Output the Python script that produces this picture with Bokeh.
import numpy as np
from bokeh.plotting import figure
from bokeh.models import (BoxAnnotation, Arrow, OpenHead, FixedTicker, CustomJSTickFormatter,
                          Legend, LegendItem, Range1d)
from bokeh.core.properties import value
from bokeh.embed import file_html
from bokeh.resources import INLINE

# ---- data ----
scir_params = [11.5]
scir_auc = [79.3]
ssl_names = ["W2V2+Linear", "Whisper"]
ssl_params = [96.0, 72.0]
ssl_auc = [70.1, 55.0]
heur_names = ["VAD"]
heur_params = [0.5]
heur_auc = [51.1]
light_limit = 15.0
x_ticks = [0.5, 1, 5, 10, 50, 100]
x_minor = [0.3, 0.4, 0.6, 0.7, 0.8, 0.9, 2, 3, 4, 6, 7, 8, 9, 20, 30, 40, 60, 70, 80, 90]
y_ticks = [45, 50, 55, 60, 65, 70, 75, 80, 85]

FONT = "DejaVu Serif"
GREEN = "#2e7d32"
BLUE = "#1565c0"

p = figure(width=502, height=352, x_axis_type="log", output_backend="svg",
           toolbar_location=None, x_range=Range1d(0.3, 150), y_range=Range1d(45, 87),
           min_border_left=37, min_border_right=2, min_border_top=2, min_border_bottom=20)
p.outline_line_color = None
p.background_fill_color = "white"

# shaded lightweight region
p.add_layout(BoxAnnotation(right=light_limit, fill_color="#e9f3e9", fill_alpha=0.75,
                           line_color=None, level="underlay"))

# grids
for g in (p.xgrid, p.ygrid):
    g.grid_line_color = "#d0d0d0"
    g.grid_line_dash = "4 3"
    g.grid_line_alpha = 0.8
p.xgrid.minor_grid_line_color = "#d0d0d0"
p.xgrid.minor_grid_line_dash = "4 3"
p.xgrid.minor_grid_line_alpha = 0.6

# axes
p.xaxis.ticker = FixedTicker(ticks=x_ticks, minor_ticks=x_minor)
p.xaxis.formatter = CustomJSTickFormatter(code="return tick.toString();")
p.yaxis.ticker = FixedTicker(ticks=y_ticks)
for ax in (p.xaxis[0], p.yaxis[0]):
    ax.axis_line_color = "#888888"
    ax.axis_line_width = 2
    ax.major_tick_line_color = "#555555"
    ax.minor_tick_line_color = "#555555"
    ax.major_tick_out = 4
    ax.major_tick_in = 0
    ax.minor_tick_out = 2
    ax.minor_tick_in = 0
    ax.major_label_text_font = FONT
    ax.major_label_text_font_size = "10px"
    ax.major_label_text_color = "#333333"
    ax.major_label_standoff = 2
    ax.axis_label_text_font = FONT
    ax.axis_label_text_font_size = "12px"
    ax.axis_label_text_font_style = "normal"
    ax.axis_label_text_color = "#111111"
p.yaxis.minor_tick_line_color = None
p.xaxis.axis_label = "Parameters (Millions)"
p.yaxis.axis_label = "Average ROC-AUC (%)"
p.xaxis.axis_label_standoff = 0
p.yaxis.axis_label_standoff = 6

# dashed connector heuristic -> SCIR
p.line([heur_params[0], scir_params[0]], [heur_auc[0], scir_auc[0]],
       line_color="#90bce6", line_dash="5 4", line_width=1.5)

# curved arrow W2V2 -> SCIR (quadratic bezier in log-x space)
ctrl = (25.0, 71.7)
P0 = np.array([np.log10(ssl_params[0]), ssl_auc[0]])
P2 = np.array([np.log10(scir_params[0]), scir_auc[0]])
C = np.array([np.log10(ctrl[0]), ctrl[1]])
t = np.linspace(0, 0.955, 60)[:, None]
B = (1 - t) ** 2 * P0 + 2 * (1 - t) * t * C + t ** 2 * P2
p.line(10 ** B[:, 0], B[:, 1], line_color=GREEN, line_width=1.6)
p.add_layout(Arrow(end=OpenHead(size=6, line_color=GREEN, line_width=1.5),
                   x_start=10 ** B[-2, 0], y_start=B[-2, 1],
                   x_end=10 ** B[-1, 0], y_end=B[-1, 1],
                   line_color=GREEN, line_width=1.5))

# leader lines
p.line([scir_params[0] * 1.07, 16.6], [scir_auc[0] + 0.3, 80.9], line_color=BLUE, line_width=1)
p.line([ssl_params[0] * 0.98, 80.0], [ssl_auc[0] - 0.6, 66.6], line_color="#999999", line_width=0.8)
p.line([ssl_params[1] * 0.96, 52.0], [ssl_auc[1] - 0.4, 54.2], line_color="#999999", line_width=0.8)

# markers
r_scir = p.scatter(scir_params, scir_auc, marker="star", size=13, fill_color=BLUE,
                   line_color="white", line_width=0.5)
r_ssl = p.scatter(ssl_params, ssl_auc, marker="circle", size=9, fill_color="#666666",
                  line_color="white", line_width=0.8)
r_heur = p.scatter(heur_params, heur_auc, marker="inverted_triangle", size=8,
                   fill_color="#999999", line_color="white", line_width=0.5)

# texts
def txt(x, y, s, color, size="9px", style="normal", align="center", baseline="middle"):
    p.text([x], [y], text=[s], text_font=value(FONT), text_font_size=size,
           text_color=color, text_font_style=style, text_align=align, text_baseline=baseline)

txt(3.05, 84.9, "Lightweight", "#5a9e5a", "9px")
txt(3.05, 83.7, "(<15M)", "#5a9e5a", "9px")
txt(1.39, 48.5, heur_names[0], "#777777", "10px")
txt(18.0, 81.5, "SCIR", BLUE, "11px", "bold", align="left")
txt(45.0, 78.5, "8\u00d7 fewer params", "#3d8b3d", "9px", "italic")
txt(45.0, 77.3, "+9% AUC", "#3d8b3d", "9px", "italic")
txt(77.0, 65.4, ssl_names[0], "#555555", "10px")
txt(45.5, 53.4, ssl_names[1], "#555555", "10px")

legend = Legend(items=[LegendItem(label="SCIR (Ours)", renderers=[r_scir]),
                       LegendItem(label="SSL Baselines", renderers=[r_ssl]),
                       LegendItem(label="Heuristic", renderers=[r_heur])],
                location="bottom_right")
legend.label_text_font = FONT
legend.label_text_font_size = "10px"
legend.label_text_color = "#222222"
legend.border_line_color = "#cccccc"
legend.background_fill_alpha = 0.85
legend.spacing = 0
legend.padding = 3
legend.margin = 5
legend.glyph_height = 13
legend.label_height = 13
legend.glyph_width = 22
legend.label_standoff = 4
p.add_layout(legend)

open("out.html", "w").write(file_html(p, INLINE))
- - - - - - -
# Exercise brief:
Everything from the first line of the data through the line containing "from bokeh.resources import INLINE" should be echoed exactly. Add nothing.

# Solution below:
Output the Python script that produces this picture with Bokeh.
import numpy as np
from bokeh.plotting import figure
from bokeh.models import (BoxAnnotation, Arrow, OpenHead, FixedTicker, CustomJSTickFormatter,
                          Legend, LegendItem, Range1d)
from bokeh.core.properties import value
from bokeh.embed import file_html
from bokeh.resources import INLINE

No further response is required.